As Anne grew increasingly weak in 1714, both Jacobites and pro-Hanoverians prepared to take measures to seize the throne if necessary by armed force. Hanoverian Tories worked with Whigs led by General James Stanhope to secure the country for George. In the event the Hanoverian Succession followed on relatively peacefully following Anne's death in August 1714, although George's coronation did provoke riots across the country which then continued into the following year. Whigs and Hanoverian Tories provided a solid bloc in Parliament to vote through the Succession. It has been suggested that many Tory figures wavered between the two factions at the Succession.

==Aftermath==
Despite George I's distrust of the Tories, the first government of the new reign included Pro-Hanoverians such as Lord Nottingham. This continued after the failed 1715 Jacobite Uprising, although the Duke of Argyll a Whig with strong connections with the Hanoverian Tories was replaced as army commander in Scotland because it was considered he had been insuffienctly committed to defeating the Jacobites despite his victory at Sheriffmuir.
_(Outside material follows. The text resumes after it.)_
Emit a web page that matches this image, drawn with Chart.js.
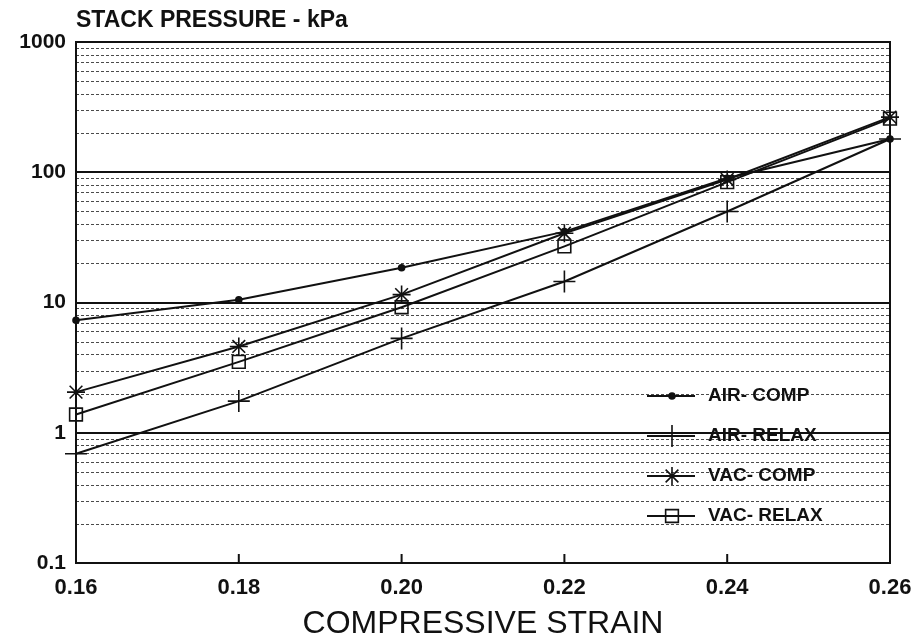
<!DOCTYPE html>
<html>
<head>
<meta charset="utf-8">
<script src="https://cdn.jsdelivr.net/npm/chart.js@4/dist/chart.umd.min.js"></script>
<style>
  html, body { margin: 0; padding: 0; background: #fff; }
  #wrap { width: 921px; height: 644px; }
</style>
</head>
<body>
<div id="wrap"><canvas id="strainChart" width="921" height="644"></canvas></div>
<script>
// compressive strain values (x)
const strain = [0.16, 0.18, 0.20, 0.22, 0.24, 0.26];

// stack pressure, kPa
const airComp  = [7.3, 10.5, 18.5, 35, 90, 180];
const airRelax = [0.69, 1.75, 5.3, 14.5, 50, 180];
const vacComp  = [2.05, 4.6, 11.5, 34, 88, 265];
const vacRelax = [1.38, 3.5, 9.2, 27, 84, 258];

const seriesNames = ["AIR- COMP", "AIR- RELAX", "VAC- COMP", "VAC- RELAX"];

const xTicks = [0.16, 0.18, 0.20, 0.22, 0.24, 0.26];
const yTicks = [0.1, 1, 10, 100, 1000];
const yTickLabels = ["0.1", "1", "10", "100", "1000"];
const minorSteps = [2, 3, 4, 5, 6, 7, 8, 9];

const FONT = "'Liberation Sans', Arial, Helvetica, sans-serif";

function toPoints(values) {
    return strain.map((s, i) => ({ x: s, y: values[i] }));
}

const markers = [
    { pointStyle: 'circle', pointRadius: 3, pointBackgroundColor: '#111' },
    { pointStyle: 'cross', pointRadius: 11, pointBackgroundColor: 'transparent' },
    { pointStyle: 'star', pointRadius: 9, pointBackgroundColor: 'transparent' },
    { pointStyle: 'rect', pointRadius: 9, pointBackgroundColor: 'transparent' }
];

const allSeries = [airComp, airRelax, vacComp, vacRelax];

const datasets = allSeries.map((vals, i) => Object.assign({
    label: seriesNames[i],
    data: toPoints(vals),
    borderColor: '#111',
    borderWidth: 2,
    pointBorderColor: '#111',
    pointBorderWidth: 1.6,
    tension: 0,
    fill: false,
    clip: false
}, markers[i]));

// minor log grid, frame, inner ticks, title and legend
const paperPlugin = {
    id: 'paper',
    beforeDatasetsDraw(chart) {
        const { ctx, chartArea } = chart;
        const y = chart.scales.y;
        const x = chart.scales.x;
        ctx.save();
        ctx.strokeStyle = '#4a4a4a';
        ctx.lineWidth = 1;
        ctx.setLineDash([3, 2]);
        for (let d = 0; d < yTicks.length - 1; d++) {
            minorSteps.forEach(m => {
                const py = Math.round(y.getPixelForValue(yTicks[d] * m)) + 0.5;
                ctx.beginPath();
                ctx.moveTo(chartArea.left, py);
                ctx.lineTo(chartArea.right, py);
                ctx.stroke();
            });
        }
        ctx.setLineDash([]);
        ctx.strokeStyle = '#111';
        ctx.lineWidth = 2;
        xTicks.slice(1, -1).forEach(v => {
            const px = x.getPixelForValue(v);
            ctx.beginPath();
            ctx.moveTo(px, chartArea.bottom);
            ctx.lineTo(px, chartArea.bottom - 9);
            ctx.stroke();
        });
        ctx.strokeRect(chartArea.left, chartArea.top, chartArea.right - chartArea.left, chartArea.bottom - chartArea.top);
        ctx.restore();
    },
    afterDraw(chart) {
        const { ctx, chartArea } = chart;
        ctx.save();
        ctx.fillStyle = '#111';
        ctx.font = "bold 23px " + FONT;
        ctx.textBaseline = 'middle';
        ctx.textAlign = 'left';
        ctx.fillText("STACK PRESSURE - kPa", chartArea.left, 21);

        const lx = chartArea.right - 243;
        const ly = 396;
        ctx.font = "bold 19px " + FONT;
        seriesNames.forEach((name, i) => {
            const cy = ly + i * 40;
            ctx.strokeStyle = '#111';
            ctx.lineWidth = 2;
            ctx.beginPath();
            ctx.moveTo(lx, cy);
            ctx.lineTo(lx + 48, cy);
            ctx.stroke();
            ctx.lineWidth = 1.6;
            ctx.fillStyle = markers[i].pointBackgroundColor;
            Chart.helpers.drawPoint(ctx, {
                pointStyle: markers[i].pointStyle,
                radius: markers[i].pointRadius,
                rotation: 0,
                borderWidth: 1.6
            }, lx + 25, cy);
            ctx.fillStyle = '#111';
            ctx.fillText(name, lx + 61, cy);
        });
        ctx.restore();
    }
};

new Chart(document.getElementById('strainChart'), {
    type: 'line',
    data: { datasets },
    options: {
        responsive: false,
        animation: false,
        layout: { padding: { top: 42, right: 31, left: 0, bottom: 0 } },
        plugins: {
            legend: { display: false },
            tooltip: { enabled: false }
        },
        scales: {
            x: {
                type: 'linear',
                min: 0.16,
                max: 0.26,
                afterBuildTicks: scale => { scale.ticks = xTicks.map(v => ({ value: v })); },
                afterFit: scale => {
                    scale.height = 81;
                    scale.paddingLeft = 0;
                    scale.paddingRight = 0;
                },
                grid: { display: false, drawTicks: false },
                border: { display: false },
                ticks: {
                    padding: 12,
                    color: '#111',
                    font: { family: FONT, size: 22, weight: 'bold' },
                    callback: v => v.toFixed(2)
                },
                title: {
                    display: true,
                    text: "COMPRESSIVE STRAIN",
                    color: '#111',
                    font: { family: FONT, size: 32 },
                    padding: { top: 0, bottom: 1 }
                }
            },
            y: {
                type: 'logarithmic',
                min: 0.1,
                max: 1000,
                afterBuildTicks: scale => { scale.ticks = yTicks.map(v => ({ value: v })); },
                afterFit: scale => { scale.width = 76; },
                grid: { color: '#111', lineWidth: 2, drawTicks: false },
                border: { display: false },
                ticks: {
                    padding: 10,
                    color: '#111',
                    font: { family: FONT, size: 21, weight: 'bold' },
                    callback: v => {
                        const k = yTicks.indexOf(v);
                        return k >= 0 ? yTickLabels[k] : '';
                    }
                }
            }
        }
    },
    plugins: [paperPlugin]
});
</script>
</body>
</html>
However, gradually the government began to be completely dominated by staunch Whigs, leading to the Whig Oligarchy. Tories were in opposition for several decades, and the name was often used as a synonym for Jacobite by their rivals. Nonetheless in 1727, when George I died, Hanoverian Tories again supported the succession of his son George II rather than the continued claims of James. In 1730 they were still active as a faction when Spencer Compton tried to organise a coalition between them and opposition Patriot Whigs in order to replace the long-standing Prime Minister Robert Walpole.

Hanoverian Tories were active in the attempts to acquit former leader Robert Harley during his impeachment trial in 1715 and subsequent imprisonment in the Tower of London. He was eventually acquitted in 1717.

==Notable figures==
- John Churchill, 1st Duke of Marlborough, former Captain-General
- Daniel Finch, 2nd Earl of Nottingham, Cabinet Minister
- Sir Thomas Hanmer, 4th Baronet, Speaker of the House of Commons
- William Bromley, Speaker and Cabinet Minister
- Henry Lumley, General
- Charles Trelawny, General and politician
- Henry Withers, General and former MP
- Henry Paget, 1st Earl of Uxbridge, politician

==Bibliography==
- Jeremy Black. British Politics and Foreign Policy, 1727-44. Ashgate Publishing, 2014.
- Eveline Cruickshanks. Ideology and conspiracy: aspects of Jacobitism, 1689-1759. John Donald, 1982.
- Andreas Gestrich & Michael Schaich. The Hanoverian Succession: Dynastic Politics and Monarchical Culture. Routledge, 2016.
- Geoffrey Holmes. British Politics in the Age of Anne. A&C Black, 1987.